Archie finds Cheryl gently kissing his still-unconscious dad on the forehead, as is customary among no one. “You gave me the kiss of life, Archie Andrews. Now I’ve given it to your dad,” she explains. He sits by his dad’s bedside and tells him how crazy he is about Veronica. That inspires another vision of the future in Fred’s mind: He is at Archie and Veronica’s wedding, but the beautiful ceremony takes on a different cast when the father of the groom spots the late Jason and Clifford Blossom among the guests. The shooter — who didn’t even bother to dress up, rude — marches right down the aisle, and Fred leaps to take a bullet for his son. Just like that, IRL Fred opens his eyes. He’s come back to protect Archie, though Archie believes it’s his duty to protect his dad. Masculinity!

Back at F.P.’s trailer, Jughead is horrified to find two Serpents beating the absolute shit out of some guy. They overheard him saying that Fred Andrews deserved to be shot for letting “Hiram Lodge’s bitch” fire his crew, so they decided to see what else he knew. Turns out he was just talking a big game, but they brought him to Jughead’s house to prove they carried through on their promise. Guess you can’t put on a Serpent jacket without getting your hands dirty after all.

If the green-eyed man didn’t have gang ties, who could have sent him? Well, Veronica has a theory: What if her mother wanted to dispose of her inconvenient boy toy and unwanted business partner before her husband Hiram came home? What if the jealous kingpin did it himself? When Veronica suggests as much, Hermione snaps, “Get back in line with this family, because you are a Lodge before anything else.” The prodigal daughter returns home from the hospital to find her father (hell, yeah, Mark Consuelos!) waiting in shadows, her mother standing at attention at his side. He came home early to surprise her, but the vibe is more displeased mafia don than balloons and confetti.
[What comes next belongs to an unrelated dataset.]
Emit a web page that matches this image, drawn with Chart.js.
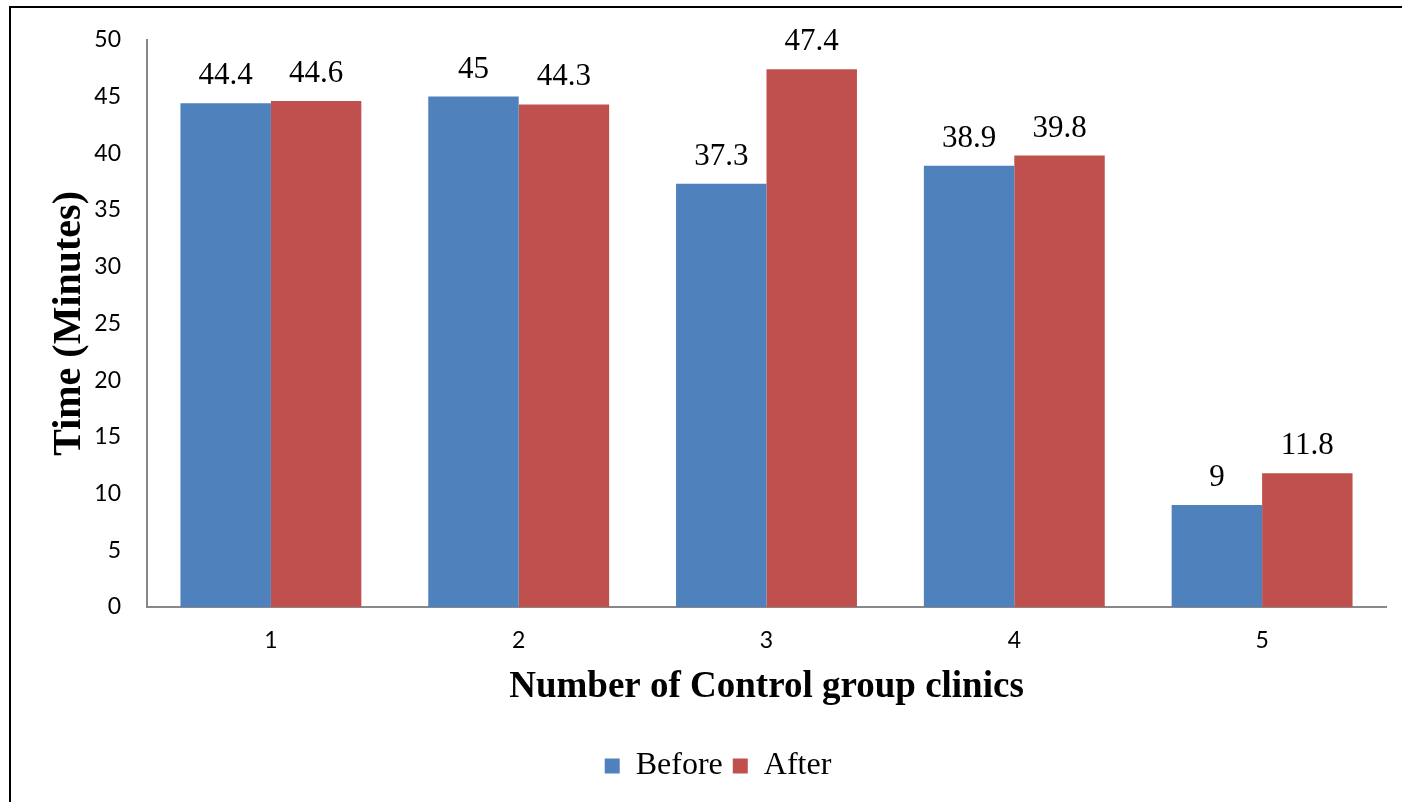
<!DOCTYPE html>
<html>
<head>
<meta charset="utf-8">
<script src="https://cdn.jsdelivr.net/npm/chart.js@4/dist/chart.umd.min.js"></script>
<style>
  html, body { margin: 0; padding: 0; background: #ffffff; }
  #wrap { position: relative; width: 1402px; height: 802px; }
</style>
</head>
<body>
<div id="wrap"><canvas id="c" width="1402" height="802"></canvas></div>
<script>
// ---- data ----
const categories = ['1', '2', '3', '4', '5'];
const beforeValues = [44.4, 45, 37.3, 38.9, 9];
const afterValues = [44.6, 44.3, 47.4, 39.8, 11.8];
const seriesNames = ['Before', 'After'];
const yMin = 0;
const yMax = 50;
const yStep = 5;
const xTitle = 'Number of Control group clinics';
const yTitle = 'Time (Minutes)';

const SERIF = '"Liberation Serif", "Times New Roman", serif';
const SANS = 'Lato, "Open Sans", Calibri, sans-serif';

const frameBorder = {
  id: 'frameBorder',
  beforeDraw(chart) {
    const ctx = chart.ctx;
    ctx.save();
    ctx.fillStyle = '#ffffff';
    ctx.fillRect(0, 0, chart.width, chart.height);
    ctx.fillStyle = '#000000';
    ctx.fillRect(9, 6, chart.width - 9, 2);
    ctx.fillRect(9, 6, 2, chart.height - 6);
    ctx.restore();
  }
};

const valueLabels = {
  id: 'valueLabels',
  afterDatasetsDraw(chart) {
    const ctx = chart.ctx;
    ctx.save();
    ctx.font = '31px ' + SERIF;
    ctx.fillStyle = '#000000';
    ctx.textAlign = 'center';
    ctx.textBaseline = 'alphabetic';
    chart.data.datasets.forEach((ds, di) => {
      const meta = chart.getDatasetMeta(di);
      meta.data.forEach((el, i) => {
        ctx.fillText(String(ds.data[i]), el.x, el.y - 19);
      });
    });
    ctx.restore();
  }
};

const legendShift = {
  id: 'legendShift',
  afterLayout(chart) {
    const lg = chart.legend;
    if (!lg) return;
    const d = 25;
    lg.left += d;
    lg.right += d;
  }
};

new Chart(document.getElementById('c'), {
  type: 'bar',
  data: {
    labels: categories,
    datasets: [
      { label: seriesNames[0], data: beforeValues, backgroundColor: '#4F81BD', borderWidth: 0 },
      { label: seriesNames[1], data: afterValues, backgroundColor: '#C0504D', borderWidth: 0 }
    ]
  },
  options: {
    responsive: false,
    animation: false,
    events: [],
    layout: { padding: { top: 37, right: 16, bottom: 10, left: 0 } },
    datasets: { bar: { categoryPercentage: 0.73, barPercentage: 1.0 } },
    plugins: {
      tooltip: { enabled: false },
      legend: {
        position: 'bottom',
        labels: {
          boxWidth: 15,
          boxHeight: 15,
          padding: 10,
          color: '#000000',
          font: { family: SERIF, size: 32 }
        }
      }
    },
    scales: {
      x: {
        grid: { display: false, drawTicks: false },
        border: { display: true, color: '#888888', width: 2 },
        ticks: { color: '#000000', padding: 20, font: { family: SANS, size: 23 } },
        title: {
          display: true,
          text: xTitle,
          color: '#000000',
          font: { family: SERIF, size: 37, weight: 'bold' },
          padding: { top: 0, bottom: 30 }
        },
        afterFit(scale) { scale.height = 133; }
      },
      y: {
        min: yMin,
        max: yMax,
        grid: { display: false, drawTicks: false },
        border: { display: true, color: '#888888', width: 2 },
        ticks: { stepSize: yStep, color: '#000000', padding: 26, font: { family: SANS, size: 23 } },
        title: {
          display: true,
          text: yTitle,
          color: '#000000',
          font: { family: SERIF, size: 40, weight: 'bold' },
          padding: { top: 46, bottom: 0 }
        },
        afterFit(scale) { scale.width = 147; }
      }
    }
  },
  plugins: [frameBorder, valueLabels, legendShift]
});
</script>
</body>
</html>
Archie’s mom (a.k.a. earthbound angel Molly Ringwald) is also back in town, helping Fred recover at home. But Archie’s work isn’t over. He sits up by the door with a baseball bat, keeping watch for the gunman’s potential return. By the way, have you ever noticed that the layout of the foyer of the Andrews house is basically the same as the Dunphy house on Modern Family?

But as Jughead says, in narrator mode, “The Angel of Death was stalking different streets tonight, in the small town of Greendale, just on the other side of Sweetwater River.” Why, it’s our old pal Miss Grundy! She gives a very underage young man a piano lesson, then kisses him good-bye right on her front steps. Are you trying to go to jail, ma’am? Well, the parents of Greendale can rest easy tonight: A masked assailant — with a familiar pair of green eyes — sneaks up behind Miss Grundy and slices her throat.